═════ Given records
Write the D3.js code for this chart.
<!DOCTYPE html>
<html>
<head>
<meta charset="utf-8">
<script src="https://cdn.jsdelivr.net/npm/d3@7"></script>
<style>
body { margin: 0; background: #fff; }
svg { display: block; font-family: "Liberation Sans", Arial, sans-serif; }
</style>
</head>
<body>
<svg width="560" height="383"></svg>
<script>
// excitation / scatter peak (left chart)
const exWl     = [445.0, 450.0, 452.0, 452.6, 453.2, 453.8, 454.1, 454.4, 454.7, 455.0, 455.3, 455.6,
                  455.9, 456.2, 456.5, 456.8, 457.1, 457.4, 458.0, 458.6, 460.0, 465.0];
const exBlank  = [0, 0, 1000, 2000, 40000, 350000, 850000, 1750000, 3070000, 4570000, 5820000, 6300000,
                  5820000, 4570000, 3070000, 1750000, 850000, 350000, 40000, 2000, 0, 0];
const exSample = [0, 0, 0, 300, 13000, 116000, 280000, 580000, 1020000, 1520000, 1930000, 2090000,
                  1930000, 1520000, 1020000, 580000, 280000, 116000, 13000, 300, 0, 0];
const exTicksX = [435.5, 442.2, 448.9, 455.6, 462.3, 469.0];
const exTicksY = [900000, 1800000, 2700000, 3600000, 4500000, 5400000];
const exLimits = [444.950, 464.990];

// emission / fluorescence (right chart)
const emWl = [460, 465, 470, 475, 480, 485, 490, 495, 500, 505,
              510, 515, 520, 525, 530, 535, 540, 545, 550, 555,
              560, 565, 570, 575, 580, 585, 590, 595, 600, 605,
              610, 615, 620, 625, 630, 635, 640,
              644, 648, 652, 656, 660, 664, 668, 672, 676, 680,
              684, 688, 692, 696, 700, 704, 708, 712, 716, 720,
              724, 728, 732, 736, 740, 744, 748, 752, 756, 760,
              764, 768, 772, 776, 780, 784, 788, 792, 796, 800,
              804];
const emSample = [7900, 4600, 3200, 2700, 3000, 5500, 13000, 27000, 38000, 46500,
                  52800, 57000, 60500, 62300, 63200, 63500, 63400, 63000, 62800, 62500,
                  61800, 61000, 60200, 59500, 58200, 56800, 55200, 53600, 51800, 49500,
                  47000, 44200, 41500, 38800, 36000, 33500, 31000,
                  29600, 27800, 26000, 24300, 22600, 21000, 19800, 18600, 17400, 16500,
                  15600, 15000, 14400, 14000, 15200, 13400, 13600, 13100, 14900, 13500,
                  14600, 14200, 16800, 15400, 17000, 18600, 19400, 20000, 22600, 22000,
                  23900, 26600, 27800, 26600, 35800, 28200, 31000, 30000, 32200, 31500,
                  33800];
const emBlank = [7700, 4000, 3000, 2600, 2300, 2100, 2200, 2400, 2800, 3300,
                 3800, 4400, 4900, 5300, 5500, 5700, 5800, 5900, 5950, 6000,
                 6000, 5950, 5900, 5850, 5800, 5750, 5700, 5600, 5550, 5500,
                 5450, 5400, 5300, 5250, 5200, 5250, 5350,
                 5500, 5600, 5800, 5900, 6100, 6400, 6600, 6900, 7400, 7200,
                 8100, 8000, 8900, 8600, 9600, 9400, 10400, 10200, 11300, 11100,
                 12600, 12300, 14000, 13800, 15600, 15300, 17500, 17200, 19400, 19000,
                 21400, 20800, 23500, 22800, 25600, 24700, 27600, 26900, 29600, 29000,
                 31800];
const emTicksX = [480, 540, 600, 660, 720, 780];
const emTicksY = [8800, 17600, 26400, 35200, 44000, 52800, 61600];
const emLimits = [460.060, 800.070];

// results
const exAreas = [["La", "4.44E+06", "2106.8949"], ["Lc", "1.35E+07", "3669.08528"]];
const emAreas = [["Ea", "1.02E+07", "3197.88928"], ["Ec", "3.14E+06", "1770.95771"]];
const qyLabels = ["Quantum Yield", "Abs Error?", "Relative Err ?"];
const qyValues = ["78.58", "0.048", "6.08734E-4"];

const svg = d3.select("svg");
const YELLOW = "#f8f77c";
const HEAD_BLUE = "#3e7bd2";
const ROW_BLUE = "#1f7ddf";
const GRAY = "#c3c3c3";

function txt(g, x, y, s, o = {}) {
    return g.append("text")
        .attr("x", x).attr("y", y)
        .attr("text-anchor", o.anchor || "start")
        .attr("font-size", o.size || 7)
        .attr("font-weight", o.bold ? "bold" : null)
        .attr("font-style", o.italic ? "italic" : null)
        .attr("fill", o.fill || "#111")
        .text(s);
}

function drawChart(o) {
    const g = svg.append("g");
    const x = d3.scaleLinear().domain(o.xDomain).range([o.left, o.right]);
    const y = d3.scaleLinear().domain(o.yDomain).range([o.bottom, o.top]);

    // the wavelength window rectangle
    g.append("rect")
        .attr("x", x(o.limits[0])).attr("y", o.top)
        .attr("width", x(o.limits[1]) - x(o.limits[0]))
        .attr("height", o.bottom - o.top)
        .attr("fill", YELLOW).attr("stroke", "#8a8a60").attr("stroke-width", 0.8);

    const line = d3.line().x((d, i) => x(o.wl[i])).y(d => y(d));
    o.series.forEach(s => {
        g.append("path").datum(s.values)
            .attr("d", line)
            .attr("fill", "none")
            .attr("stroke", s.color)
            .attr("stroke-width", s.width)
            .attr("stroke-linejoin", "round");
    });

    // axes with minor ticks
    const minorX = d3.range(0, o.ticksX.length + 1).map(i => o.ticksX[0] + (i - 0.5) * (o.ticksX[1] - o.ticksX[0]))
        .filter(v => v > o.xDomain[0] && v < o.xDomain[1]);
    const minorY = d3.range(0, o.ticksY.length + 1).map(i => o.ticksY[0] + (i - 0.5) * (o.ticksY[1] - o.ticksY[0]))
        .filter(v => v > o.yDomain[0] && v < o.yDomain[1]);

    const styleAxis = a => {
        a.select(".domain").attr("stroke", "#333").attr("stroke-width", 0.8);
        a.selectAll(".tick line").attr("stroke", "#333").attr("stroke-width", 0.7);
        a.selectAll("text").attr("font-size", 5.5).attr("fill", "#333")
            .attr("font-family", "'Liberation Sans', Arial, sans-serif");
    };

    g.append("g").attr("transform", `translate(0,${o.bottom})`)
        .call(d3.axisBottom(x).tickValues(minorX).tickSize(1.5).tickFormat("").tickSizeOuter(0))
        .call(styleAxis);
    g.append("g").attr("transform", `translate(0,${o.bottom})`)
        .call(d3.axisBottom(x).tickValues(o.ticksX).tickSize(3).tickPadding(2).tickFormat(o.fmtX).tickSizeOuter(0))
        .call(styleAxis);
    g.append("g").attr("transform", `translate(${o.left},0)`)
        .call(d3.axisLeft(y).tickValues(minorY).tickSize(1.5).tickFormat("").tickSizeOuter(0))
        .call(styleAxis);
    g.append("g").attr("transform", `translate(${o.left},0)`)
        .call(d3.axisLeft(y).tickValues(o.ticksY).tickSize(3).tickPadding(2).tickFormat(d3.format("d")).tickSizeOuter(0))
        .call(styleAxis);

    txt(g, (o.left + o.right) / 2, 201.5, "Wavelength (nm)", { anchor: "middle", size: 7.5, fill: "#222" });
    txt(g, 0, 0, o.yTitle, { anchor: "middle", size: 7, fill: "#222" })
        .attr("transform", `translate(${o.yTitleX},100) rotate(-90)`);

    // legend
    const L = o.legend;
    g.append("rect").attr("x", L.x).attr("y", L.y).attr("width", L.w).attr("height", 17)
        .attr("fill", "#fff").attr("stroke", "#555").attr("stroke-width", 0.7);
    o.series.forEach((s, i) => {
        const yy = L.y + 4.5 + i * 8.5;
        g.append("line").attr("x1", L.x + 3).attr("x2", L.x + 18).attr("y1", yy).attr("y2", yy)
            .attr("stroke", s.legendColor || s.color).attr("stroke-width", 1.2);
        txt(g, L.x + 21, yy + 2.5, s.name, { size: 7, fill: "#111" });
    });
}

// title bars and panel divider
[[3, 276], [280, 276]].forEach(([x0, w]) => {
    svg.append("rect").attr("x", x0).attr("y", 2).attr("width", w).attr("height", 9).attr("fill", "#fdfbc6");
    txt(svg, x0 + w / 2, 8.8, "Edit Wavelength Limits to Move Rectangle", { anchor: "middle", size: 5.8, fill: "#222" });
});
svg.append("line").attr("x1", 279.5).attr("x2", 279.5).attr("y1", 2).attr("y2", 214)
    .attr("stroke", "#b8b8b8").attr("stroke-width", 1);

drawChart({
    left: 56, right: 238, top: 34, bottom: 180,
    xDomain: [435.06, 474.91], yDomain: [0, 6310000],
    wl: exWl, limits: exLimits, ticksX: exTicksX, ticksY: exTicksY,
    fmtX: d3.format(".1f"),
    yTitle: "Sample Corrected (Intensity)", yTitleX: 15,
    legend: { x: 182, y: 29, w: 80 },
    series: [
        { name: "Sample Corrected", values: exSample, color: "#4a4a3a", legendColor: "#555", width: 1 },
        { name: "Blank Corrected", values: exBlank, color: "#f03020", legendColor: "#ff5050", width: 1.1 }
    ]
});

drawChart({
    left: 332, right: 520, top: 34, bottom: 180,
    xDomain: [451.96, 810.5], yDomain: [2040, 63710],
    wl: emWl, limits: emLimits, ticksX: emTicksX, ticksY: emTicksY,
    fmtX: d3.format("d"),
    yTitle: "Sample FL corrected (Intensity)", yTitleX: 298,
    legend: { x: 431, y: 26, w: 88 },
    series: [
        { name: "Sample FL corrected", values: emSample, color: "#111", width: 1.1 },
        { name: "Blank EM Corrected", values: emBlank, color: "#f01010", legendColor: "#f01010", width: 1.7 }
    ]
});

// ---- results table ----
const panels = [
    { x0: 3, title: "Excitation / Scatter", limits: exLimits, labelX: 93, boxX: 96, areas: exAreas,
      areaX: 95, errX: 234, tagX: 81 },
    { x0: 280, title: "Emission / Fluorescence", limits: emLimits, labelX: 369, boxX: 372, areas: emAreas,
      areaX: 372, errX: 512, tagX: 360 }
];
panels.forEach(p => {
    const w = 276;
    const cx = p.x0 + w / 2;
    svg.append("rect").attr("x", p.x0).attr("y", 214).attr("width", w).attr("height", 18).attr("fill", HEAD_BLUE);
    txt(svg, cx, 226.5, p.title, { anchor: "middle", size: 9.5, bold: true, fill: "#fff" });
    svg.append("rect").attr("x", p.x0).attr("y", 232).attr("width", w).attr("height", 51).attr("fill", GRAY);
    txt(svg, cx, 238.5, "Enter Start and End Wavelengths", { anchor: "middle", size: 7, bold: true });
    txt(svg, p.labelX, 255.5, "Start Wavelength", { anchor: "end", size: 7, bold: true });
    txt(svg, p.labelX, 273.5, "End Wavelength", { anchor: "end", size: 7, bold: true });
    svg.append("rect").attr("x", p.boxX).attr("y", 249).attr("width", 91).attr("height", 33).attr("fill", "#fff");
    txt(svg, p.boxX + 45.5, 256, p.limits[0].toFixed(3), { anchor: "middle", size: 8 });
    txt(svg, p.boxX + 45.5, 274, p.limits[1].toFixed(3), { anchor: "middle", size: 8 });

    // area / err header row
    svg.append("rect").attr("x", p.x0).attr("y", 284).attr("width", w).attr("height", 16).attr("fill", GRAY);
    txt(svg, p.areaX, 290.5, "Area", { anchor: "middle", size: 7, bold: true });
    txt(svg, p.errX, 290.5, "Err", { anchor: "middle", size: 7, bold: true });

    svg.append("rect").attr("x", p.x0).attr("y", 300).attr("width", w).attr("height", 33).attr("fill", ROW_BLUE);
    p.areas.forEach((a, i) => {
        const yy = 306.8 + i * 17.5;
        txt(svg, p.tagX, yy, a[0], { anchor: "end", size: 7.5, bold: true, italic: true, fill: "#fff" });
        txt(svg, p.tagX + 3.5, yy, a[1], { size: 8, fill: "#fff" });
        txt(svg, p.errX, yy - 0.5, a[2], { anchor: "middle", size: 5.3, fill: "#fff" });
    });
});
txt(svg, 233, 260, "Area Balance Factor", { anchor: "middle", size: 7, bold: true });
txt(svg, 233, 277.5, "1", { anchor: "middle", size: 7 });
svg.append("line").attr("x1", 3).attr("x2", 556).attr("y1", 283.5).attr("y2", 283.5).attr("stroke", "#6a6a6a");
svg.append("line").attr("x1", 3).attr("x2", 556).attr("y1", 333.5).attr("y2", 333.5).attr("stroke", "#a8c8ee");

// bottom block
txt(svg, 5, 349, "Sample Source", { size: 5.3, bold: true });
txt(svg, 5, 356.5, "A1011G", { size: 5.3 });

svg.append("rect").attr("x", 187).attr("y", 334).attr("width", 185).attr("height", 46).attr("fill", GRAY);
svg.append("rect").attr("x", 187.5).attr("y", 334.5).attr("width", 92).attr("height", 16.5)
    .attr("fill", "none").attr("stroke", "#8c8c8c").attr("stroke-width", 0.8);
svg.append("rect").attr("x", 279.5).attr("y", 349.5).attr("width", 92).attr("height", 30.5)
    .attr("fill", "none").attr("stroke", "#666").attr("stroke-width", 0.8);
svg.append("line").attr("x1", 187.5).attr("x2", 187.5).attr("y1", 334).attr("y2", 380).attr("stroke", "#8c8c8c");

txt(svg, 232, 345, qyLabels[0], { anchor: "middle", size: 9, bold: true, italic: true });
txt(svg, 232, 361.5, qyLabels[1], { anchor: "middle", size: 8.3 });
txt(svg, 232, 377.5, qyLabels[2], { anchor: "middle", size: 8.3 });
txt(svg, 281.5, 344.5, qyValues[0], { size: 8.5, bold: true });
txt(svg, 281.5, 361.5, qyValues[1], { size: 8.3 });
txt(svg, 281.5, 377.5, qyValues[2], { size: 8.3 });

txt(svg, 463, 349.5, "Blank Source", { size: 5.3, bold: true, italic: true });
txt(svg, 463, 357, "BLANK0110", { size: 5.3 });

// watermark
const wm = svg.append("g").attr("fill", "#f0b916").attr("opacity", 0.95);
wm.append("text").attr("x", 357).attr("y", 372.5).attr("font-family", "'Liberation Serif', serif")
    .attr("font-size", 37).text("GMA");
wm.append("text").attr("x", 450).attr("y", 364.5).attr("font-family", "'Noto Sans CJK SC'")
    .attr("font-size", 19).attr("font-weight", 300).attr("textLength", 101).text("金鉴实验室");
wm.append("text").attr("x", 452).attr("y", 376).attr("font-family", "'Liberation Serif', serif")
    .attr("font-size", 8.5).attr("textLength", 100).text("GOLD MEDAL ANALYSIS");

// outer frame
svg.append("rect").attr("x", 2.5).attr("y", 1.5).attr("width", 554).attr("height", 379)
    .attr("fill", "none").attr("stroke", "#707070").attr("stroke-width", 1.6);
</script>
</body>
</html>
══════════
═════ Given records
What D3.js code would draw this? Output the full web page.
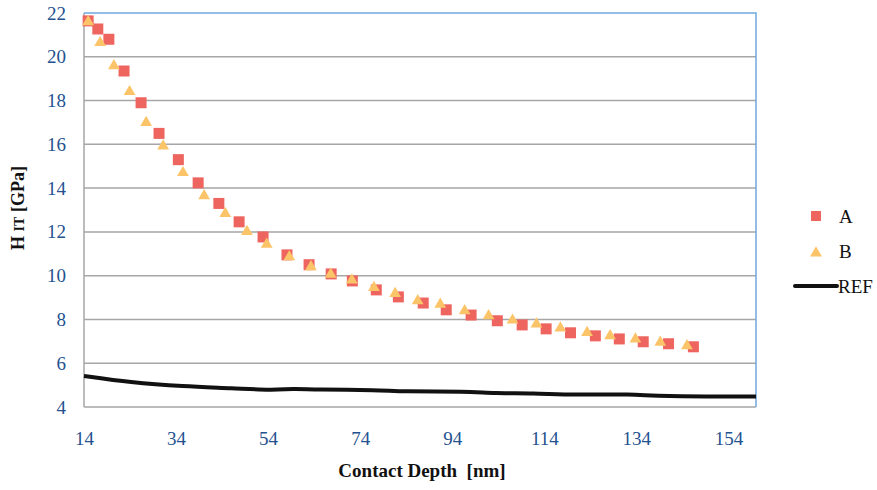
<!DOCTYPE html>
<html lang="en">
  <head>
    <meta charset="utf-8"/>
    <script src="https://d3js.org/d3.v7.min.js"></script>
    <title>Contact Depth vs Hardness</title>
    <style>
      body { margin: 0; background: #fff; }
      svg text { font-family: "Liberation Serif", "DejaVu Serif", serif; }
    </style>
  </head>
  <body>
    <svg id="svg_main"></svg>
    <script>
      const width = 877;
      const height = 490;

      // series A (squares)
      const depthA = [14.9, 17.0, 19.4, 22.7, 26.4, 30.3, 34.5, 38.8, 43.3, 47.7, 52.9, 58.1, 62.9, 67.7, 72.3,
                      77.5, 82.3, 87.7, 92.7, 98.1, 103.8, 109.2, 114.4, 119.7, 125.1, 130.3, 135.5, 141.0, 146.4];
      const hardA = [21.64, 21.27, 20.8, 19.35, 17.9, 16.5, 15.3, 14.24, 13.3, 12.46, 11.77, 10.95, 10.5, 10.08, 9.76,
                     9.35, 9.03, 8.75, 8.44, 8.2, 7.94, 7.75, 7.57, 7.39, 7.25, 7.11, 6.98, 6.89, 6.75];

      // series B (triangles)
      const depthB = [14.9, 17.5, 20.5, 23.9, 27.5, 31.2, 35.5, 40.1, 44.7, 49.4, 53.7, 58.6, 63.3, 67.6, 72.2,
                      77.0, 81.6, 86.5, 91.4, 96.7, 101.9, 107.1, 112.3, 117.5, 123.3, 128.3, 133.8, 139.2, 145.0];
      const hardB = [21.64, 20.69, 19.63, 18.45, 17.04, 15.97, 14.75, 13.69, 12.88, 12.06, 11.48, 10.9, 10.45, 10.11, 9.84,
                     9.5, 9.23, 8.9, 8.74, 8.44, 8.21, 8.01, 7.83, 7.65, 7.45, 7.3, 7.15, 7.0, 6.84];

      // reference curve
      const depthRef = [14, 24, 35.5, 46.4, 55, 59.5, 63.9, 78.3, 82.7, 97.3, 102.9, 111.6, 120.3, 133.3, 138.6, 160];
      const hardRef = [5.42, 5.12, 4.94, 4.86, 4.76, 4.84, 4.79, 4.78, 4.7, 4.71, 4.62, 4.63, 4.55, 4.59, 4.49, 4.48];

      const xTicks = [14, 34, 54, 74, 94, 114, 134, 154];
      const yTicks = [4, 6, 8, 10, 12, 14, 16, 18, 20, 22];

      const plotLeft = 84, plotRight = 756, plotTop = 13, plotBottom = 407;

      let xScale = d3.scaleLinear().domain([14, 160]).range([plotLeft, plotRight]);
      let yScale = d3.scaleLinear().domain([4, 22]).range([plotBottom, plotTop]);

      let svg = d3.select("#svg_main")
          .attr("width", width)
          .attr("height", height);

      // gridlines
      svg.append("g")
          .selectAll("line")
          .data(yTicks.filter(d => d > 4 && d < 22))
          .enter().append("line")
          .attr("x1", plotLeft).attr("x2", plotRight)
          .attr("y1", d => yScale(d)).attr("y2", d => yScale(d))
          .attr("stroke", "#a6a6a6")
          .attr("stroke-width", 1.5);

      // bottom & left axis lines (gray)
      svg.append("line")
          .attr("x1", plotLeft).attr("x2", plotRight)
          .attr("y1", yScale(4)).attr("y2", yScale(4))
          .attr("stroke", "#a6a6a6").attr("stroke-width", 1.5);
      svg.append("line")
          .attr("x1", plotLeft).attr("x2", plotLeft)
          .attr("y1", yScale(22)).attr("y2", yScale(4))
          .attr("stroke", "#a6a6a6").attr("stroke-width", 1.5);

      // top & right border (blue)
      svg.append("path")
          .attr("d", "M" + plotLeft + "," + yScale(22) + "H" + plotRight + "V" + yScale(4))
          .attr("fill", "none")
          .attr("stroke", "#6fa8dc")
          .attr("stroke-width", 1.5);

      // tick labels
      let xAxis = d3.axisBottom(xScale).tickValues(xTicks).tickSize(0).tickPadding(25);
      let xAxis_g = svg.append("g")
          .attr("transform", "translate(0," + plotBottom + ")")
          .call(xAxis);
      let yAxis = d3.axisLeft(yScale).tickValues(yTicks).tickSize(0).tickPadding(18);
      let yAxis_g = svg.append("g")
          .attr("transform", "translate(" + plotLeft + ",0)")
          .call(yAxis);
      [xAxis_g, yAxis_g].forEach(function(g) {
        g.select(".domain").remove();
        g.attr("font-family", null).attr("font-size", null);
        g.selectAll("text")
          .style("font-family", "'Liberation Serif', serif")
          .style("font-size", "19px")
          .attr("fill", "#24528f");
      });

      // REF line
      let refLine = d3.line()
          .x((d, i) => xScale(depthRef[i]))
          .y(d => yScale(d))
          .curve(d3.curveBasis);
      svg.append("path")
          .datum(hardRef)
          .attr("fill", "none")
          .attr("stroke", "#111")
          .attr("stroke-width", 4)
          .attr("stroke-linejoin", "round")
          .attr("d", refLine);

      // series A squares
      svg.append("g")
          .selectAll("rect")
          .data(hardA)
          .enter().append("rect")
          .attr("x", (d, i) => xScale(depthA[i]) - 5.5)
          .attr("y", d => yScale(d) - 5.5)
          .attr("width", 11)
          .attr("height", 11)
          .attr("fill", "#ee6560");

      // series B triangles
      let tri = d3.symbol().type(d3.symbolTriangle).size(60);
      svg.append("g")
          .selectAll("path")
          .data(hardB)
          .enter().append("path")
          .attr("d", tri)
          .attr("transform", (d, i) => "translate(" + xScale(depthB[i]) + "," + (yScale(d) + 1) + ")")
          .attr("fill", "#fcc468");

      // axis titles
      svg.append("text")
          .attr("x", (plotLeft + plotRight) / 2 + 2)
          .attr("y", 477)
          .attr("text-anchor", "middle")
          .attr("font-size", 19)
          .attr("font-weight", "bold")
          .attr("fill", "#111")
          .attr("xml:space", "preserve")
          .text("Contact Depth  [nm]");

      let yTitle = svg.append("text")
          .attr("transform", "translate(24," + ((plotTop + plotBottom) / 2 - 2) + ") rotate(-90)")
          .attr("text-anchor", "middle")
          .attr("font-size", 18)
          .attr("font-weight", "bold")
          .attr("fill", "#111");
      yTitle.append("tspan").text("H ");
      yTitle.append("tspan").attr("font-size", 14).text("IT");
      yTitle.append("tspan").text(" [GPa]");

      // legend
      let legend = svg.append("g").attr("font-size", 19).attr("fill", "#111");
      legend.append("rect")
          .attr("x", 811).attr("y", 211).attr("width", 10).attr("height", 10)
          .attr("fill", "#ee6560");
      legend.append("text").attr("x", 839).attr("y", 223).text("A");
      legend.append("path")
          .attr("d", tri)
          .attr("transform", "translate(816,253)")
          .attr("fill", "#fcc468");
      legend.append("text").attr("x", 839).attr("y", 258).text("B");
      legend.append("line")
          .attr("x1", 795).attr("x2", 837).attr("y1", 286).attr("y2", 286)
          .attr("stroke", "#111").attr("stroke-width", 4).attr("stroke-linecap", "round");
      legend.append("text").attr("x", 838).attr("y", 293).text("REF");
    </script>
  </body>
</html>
══════════
═════ Given records
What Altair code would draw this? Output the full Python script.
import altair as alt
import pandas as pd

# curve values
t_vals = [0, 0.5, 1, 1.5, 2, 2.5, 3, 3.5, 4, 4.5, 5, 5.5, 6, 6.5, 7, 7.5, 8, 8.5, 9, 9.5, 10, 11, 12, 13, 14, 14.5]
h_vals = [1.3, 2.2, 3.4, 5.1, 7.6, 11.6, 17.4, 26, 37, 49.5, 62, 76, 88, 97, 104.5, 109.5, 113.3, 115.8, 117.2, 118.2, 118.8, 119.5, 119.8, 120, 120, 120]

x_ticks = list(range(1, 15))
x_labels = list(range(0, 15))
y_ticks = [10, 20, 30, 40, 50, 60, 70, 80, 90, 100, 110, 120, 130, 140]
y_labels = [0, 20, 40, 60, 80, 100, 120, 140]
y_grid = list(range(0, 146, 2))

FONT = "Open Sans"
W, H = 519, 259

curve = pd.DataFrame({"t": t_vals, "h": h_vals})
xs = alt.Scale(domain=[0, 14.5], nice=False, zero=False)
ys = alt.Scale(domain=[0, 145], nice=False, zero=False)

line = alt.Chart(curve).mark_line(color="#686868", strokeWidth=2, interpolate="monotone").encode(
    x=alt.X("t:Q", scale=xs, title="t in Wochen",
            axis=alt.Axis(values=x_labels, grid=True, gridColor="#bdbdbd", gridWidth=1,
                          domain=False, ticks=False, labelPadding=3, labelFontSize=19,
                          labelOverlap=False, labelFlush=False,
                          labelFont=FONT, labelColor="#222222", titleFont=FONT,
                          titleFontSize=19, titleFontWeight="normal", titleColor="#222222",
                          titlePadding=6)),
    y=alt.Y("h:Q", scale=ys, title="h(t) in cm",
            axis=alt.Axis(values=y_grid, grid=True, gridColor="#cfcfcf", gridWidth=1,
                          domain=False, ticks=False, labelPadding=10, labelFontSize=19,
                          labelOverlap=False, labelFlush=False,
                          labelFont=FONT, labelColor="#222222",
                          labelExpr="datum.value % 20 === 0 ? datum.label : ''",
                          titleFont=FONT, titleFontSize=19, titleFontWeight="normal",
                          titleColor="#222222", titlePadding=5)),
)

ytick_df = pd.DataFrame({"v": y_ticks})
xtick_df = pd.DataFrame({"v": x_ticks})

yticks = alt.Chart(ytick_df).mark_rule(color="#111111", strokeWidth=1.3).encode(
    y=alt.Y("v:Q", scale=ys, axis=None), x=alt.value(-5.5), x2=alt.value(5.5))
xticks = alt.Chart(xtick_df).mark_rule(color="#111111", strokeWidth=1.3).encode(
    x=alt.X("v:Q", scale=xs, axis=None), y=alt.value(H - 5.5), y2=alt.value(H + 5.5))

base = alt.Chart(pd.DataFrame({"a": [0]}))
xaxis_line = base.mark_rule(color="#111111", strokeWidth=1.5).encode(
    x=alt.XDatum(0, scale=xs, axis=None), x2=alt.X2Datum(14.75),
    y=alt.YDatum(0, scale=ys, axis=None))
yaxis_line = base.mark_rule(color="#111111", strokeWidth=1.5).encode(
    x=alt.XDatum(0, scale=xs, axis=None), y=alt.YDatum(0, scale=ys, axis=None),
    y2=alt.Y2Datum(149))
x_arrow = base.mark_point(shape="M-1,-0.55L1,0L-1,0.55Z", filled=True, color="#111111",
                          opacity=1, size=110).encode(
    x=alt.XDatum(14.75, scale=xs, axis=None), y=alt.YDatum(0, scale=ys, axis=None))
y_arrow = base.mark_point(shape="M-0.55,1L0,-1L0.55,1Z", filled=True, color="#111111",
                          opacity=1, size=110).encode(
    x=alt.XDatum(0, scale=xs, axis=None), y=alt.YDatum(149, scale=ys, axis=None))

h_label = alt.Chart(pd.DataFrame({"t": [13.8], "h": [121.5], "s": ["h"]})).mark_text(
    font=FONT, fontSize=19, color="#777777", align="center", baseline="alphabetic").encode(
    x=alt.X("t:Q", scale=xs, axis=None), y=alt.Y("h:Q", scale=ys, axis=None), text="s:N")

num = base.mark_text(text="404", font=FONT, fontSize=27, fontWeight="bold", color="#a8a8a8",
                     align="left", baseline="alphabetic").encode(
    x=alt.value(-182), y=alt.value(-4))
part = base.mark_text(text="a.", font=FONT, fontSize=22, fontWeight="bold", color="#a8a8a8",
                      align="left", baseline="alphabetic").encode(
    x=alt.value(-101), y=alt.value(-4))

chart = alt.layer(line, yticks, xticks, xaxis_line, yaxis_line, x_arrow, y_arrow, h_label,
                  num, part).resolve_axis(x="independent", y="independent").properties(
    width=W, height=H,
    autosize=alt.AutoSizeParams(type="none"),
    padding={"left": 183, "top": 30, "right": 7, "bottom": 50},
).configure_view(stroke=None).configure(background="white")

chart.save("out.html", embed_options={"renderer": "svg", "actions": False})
══════════
Instructions for the task: Only the lines from the one with "What D3.js code" through the one with "const height = 490;", both included, go in the copy, exactly as written. Leave the pictures behind.

Task solution:
What D3.js code would draw this? Output the full web page.
<!DOCTYPE html>
<html lang="en">
  <head>
    <meta charset="utf-8"/>
    <script src="https://d3js.org/d3.v7.min.js"></script>
    <title>Contact Depth vs Hardness</title>
    <style>
      body { margin: 0; background: #fff; }
      svg text { font-family: "Liberation Serif", "DejaVu Serif", serif; }
    </style>
  </head>
  <body>
    <svg id="svg_main"></svg>
    <script>
      const width = 877;
      const height = 490;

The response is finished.